Timing Relative to Fundraising
The ideal sequencing is: resolve family governance questions through mediation, document the resulting structure clearly and then approach institutional investors.
Attempting to raise institutional capital while family disputes are active creates several problems. Investors discount valuations to account for governance uncertainty. Diligence processes take longer and cost more. Investment terms often include governance-related conditions that require family consensus anyway.
Resolving governance questions first strengthens the negotiating position. Investors see a clear structure. Valuation discussions focus on commercial fundamentals rather than governance risk. Transaction documentation becomes simpler because governance frameworks already exist.

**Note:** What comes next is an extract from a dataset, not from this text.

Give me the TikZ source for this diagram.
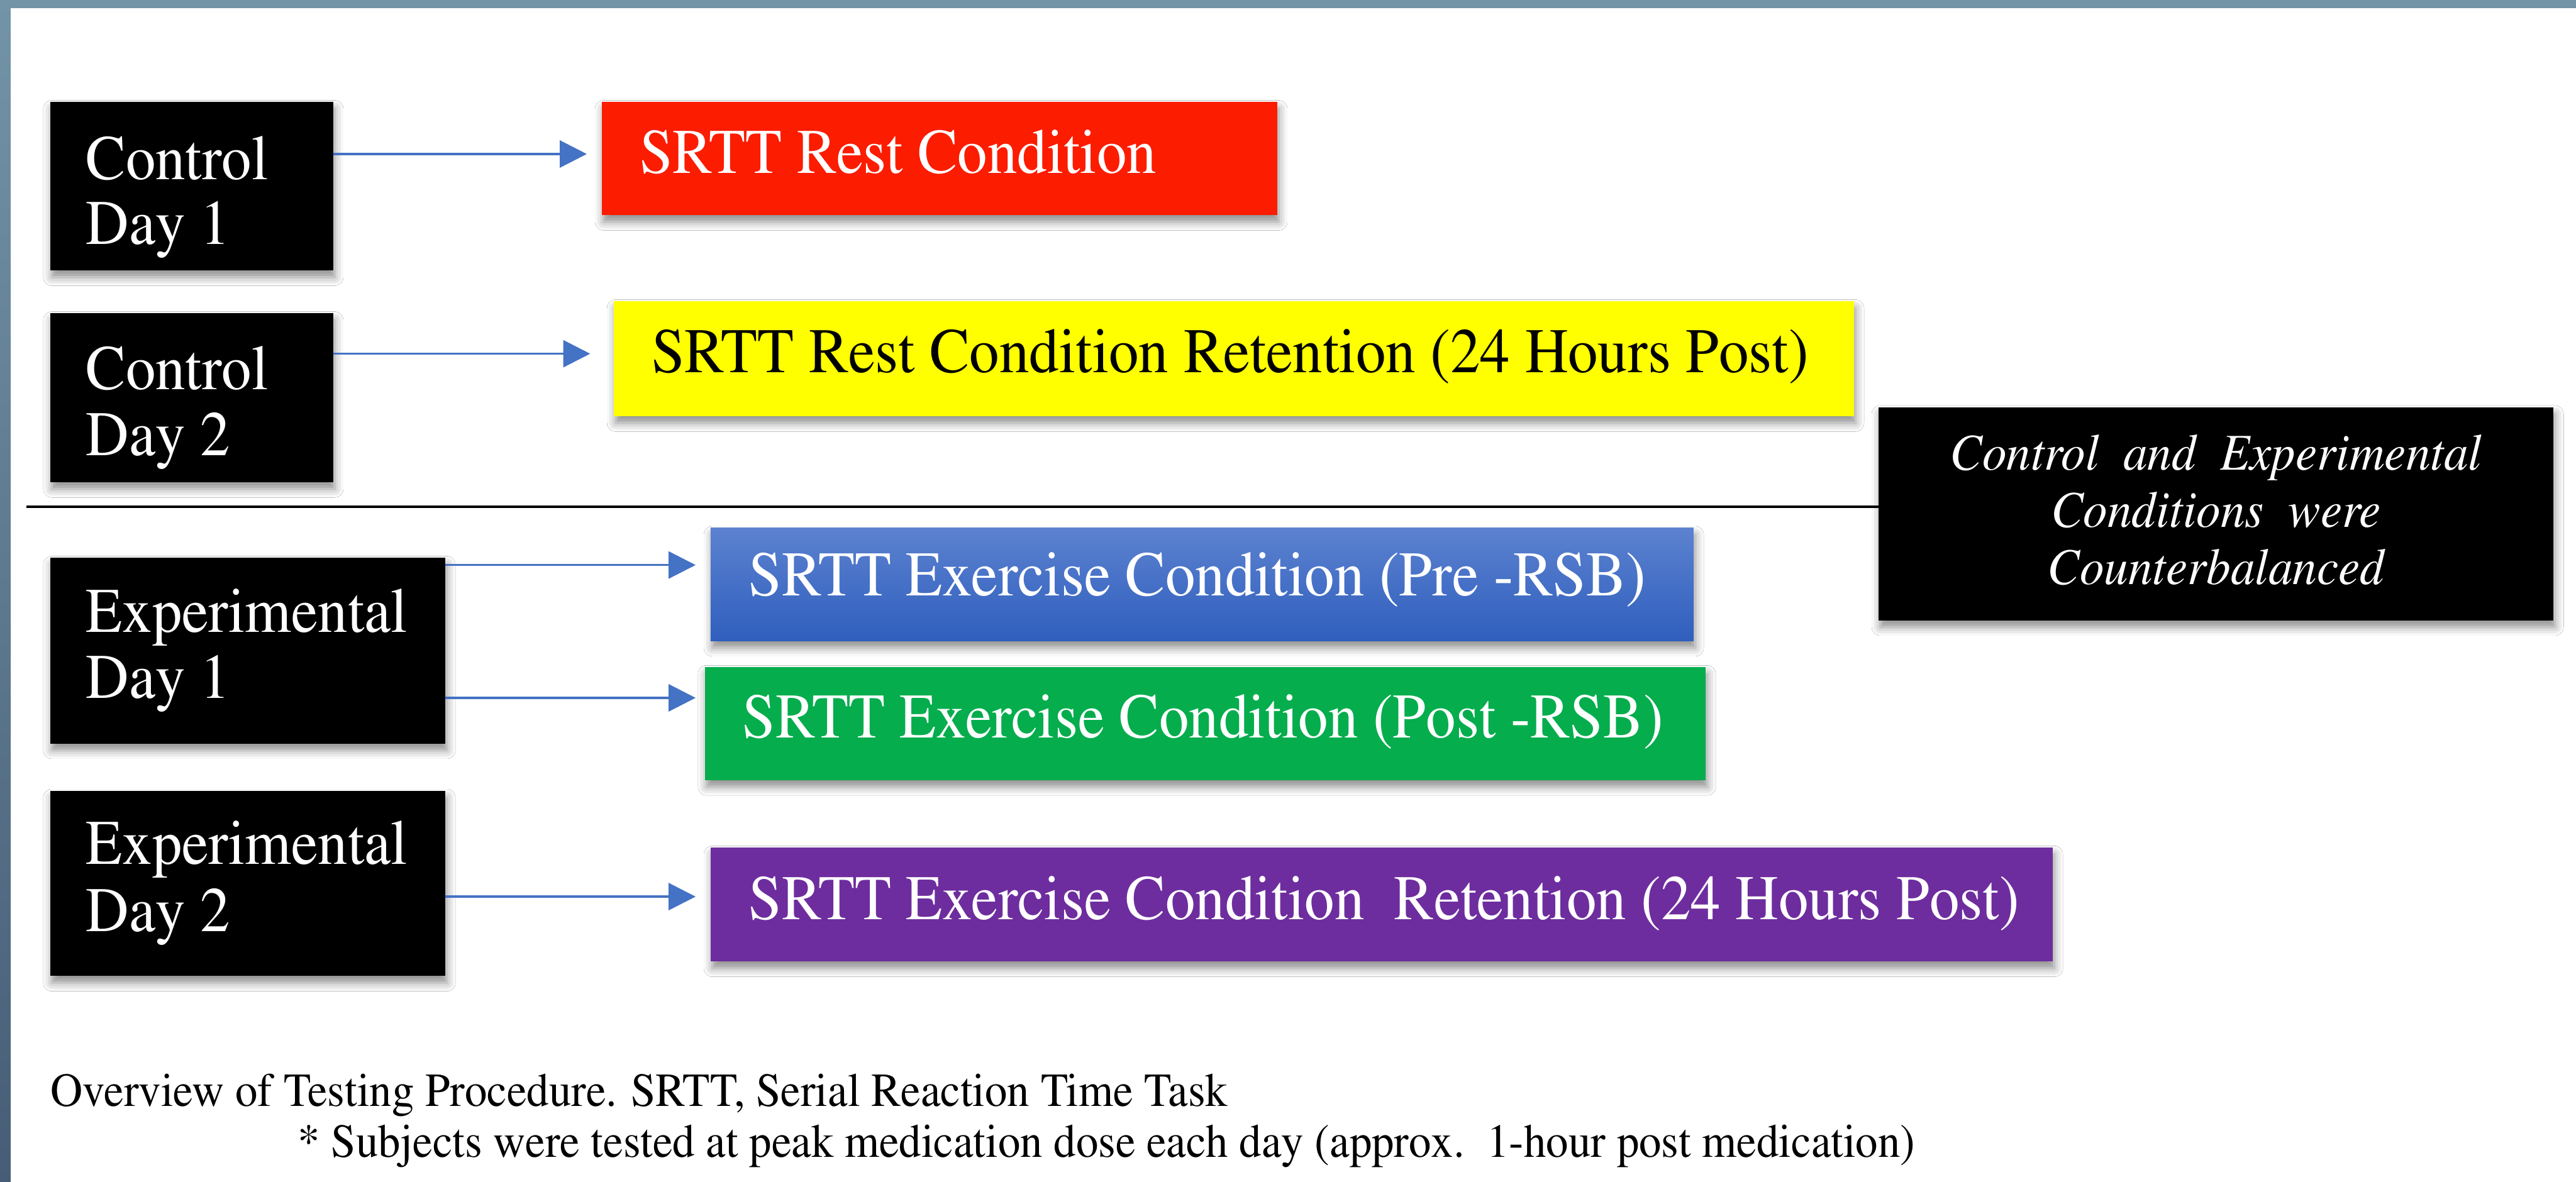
\documentclass[tikz,border=0pt]{standalone}
\usepackage[T1]{fontenc}
\renewcommand{\rmdefault}{ptm}
\usetikzlibrary{arrows.meta,fit,shadows.blur}

\definecolor{framebar}{HTML}{7393A7}
\definecolor{framedark}{HTML}{475D77}
\definecolor{arrowblue}{HTML}{4472C4}
\definecolor{restred}{HTML}{FC1C00}
\definecolor{retyellow}{HTML}{FFFF00}
\definecolor{exbluetop}{HTML}{5C82D0}
\definecolor{exbluebot}{HTML}{2F5EBD}
\definecolor{exgreen}{HTML}{05AD4D}
\definecolor{expurple}{HTML}{6E2D9E}

% slightly condensed setting of a line of text
\newcommand{\narrow}[1]{\scalebox{0.94}[1]{#1}}

\begin{document}
\begin{tikzpicture}[x=0.01cm, y=-0.01cm,
  box/.style={inner sep=0pt, outer sep=0pt, draw=none,
    blur shadow={shadow xshift=1pt, shadow yshift=-4pt,
      shadow blur radius=5pt, shadow opacity=45}},
  daybox/.style={box, fill=black},
  boxtext/.style={anchor=base west, inner sep=0pt,
    font=\rmfamily\fontsize{37.5}{39}\selectfont, text=white},
  notetext/.style={anchor=base, inner sep=0pt,
    font=\rmfamily\fontsize{30.5}{34}\selectfont\itshape, text=white},
  captext/.style={anchor=base west, inner sep=0pt,
    font=\rmfamily\fontsize{28}{30}\selectfont, text=black},
  flow/.style={draw=arrowblue, line width=1.3pt,
    -{Triangle[length=0.56cm,width=0.56cm]}},
]
% page and slide frame
\fill[white] (0,0) rectangle (5351,2456);
\useasboundingbox (0,0) rectangle (5351,2456);
\fill[framebar] (0,0) rectangle (5351,17);
\shade[top color=framebar, bottom color=framedark] (0,0) rectangle (22,2456);

% session boxes
\node[daybox, fit={(104,212) (692,562)}] (cd1) {};
\node[daybox, fit={(104,651) (692,1002)}] (cd2) {};
\node[daybox, fit={(104,1159) (925,1545)}] (ed1) {};
\node[daybox, fit={(104,1643) (925,2028)}] (ed2) {};

\node[boxtext] (cd1a) at (178,373) {\narrow{Control}};
\node[boxtext] (cd1b) at (178,507) {\narrow{Day 1}};
\node[boxtext] (cd2a) at (178,809) {\narrow{Control}};
\node[boxtext] (cd2b) at (178,946) {\narrow{Day 2}};
\node[boxtext] (ed1a) at (178,1313) {\narrow{Experimental}};
\node[boxtext] (ed1b) at (178,1451) {\narrow{Day 1}};
\node[boxtext] (ed2a) at (178,1795) {\narrow{Experimental}};
\node[boxtext] (ed2b) at (178,1935) {\narrow{Day 2}};

% condition boxes
\node[box, fill=restred, fit={(1250,212) (2653,447)}] (red) {};
\node[box, fill=retyellow, fit={(1275,626) (3851,865)}] (yellow) {};
\node[box, top color=exbluetop, bottom color=exbluebot,
      fit={(1476,1097) (3518,1332)}] (blue) {};
\node[box, fill=exgreen, fit={(1464,1386) (3543,1621)}] (green) {};
\node[box, fill=expurple, fit={(1476,1761) (4264,1998)}] (purple) {};

\node[boxtext] (redt) at (1328,360) {\narrow{SRTT Rest Condition}};
\node[boxtext, text=black] (yellowt) at (1353,774)
  {\narrow{SRTT Rest Condition Retention (24 Hours Post)}};
\node[boxtext] (bluet) at (1555,1238)
  {\narrow{SRTT Exercise Condition (Pre -RSB)}};
\node[boxtext] (greent) at (1542,1533)
  {\narrow{SRTT Exercise Condition (Post -RSB)}};
\node[boxtext] (purplet) at (1555,1911)
  {\narrow{SRTT Exercise Condition\ \ Retention (24 Hours Post)}};

% counterbalancing note
\node[daybox, fit={(3902,846) (5304,1289)}] (note) {};
\node[notetext] (notea) at (4603,977) {\narrow{Control\ \ and\ \ Experimental}};
\node[notetext] (noteb) at (4603,1096) {\narrow{Conditions\ \ were}};
\node[notetext] (notec) at (4603,1214) {\narrow{Counterbalanced}};

% divider between control and experimental sessions
\coordinate (sepstart) at (55,1053);
\draw[line width=1.3pt] (sepstart) -- (note.west |- sepstart);

% session to condition connectors
\draw[flow, shorten >=0.31cm] (cd1.east |- 0,320) -- (red.west |- 0,320);
\draw[flow, shorten >=0.49cm] (cd2.east |- 0,735) -- (yellow.west |- 0,735);
\draw[flow, shorten >=0.31cm] (ed1.east |- 0,1174) -- (blue.west |- 0,1174);
\draw[flow, shorten >=0.19cm] (ed1.east |- 0,1450) -- (green.west |- 0,1450);
\draw[flow, shorten >=0.31cm] (ed2.east |- 0,1863) -- (purple.west |- 0,1863);

% caption
\node[captext] (cap1) at (104,2299)
  {\narrow{Overview of Testing Procedure. SRTT, Serial Reaction Time Task}};
\node[captext] (cap2) at (618,2404)
  {\narrow{* Subjects were tested at peak medication dose each day (approx.\ \ 1-hour post medication)}};
\end{tikzpicture}
\end{document}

When Mediation Isn’t the Right Answer
Mediation works when family members share a common interest in preserving business value, even if they disagree on specific terms. It works less well when fundamental business strategy is disputed, or when family members have incompatible visions for the company’s future. In those situations, a more definitive resolution including potential family member exits before institutional investment might serve everyone better. Sometimes the best path to investment readiness is restructuring ownership so that investors join an aligned shareholder group rather than mediating between divided family factions.
Making This Practical
For family business leaders considering institutional investment in the next 12-24 months, this creates a specific action item: use any current family governance discussions, including court-directed mediation, as an opportunity to create investor-ready documentation.
The investment might be a year or two away. But governance documentations take time to be right, and it’s easier to create when not under the time pressure of an active fundraising process.
Court-directed mediation isn’t an obstacle to institutional investment. It’s an opportunity to build the governance foundation that makes institutional investment possible.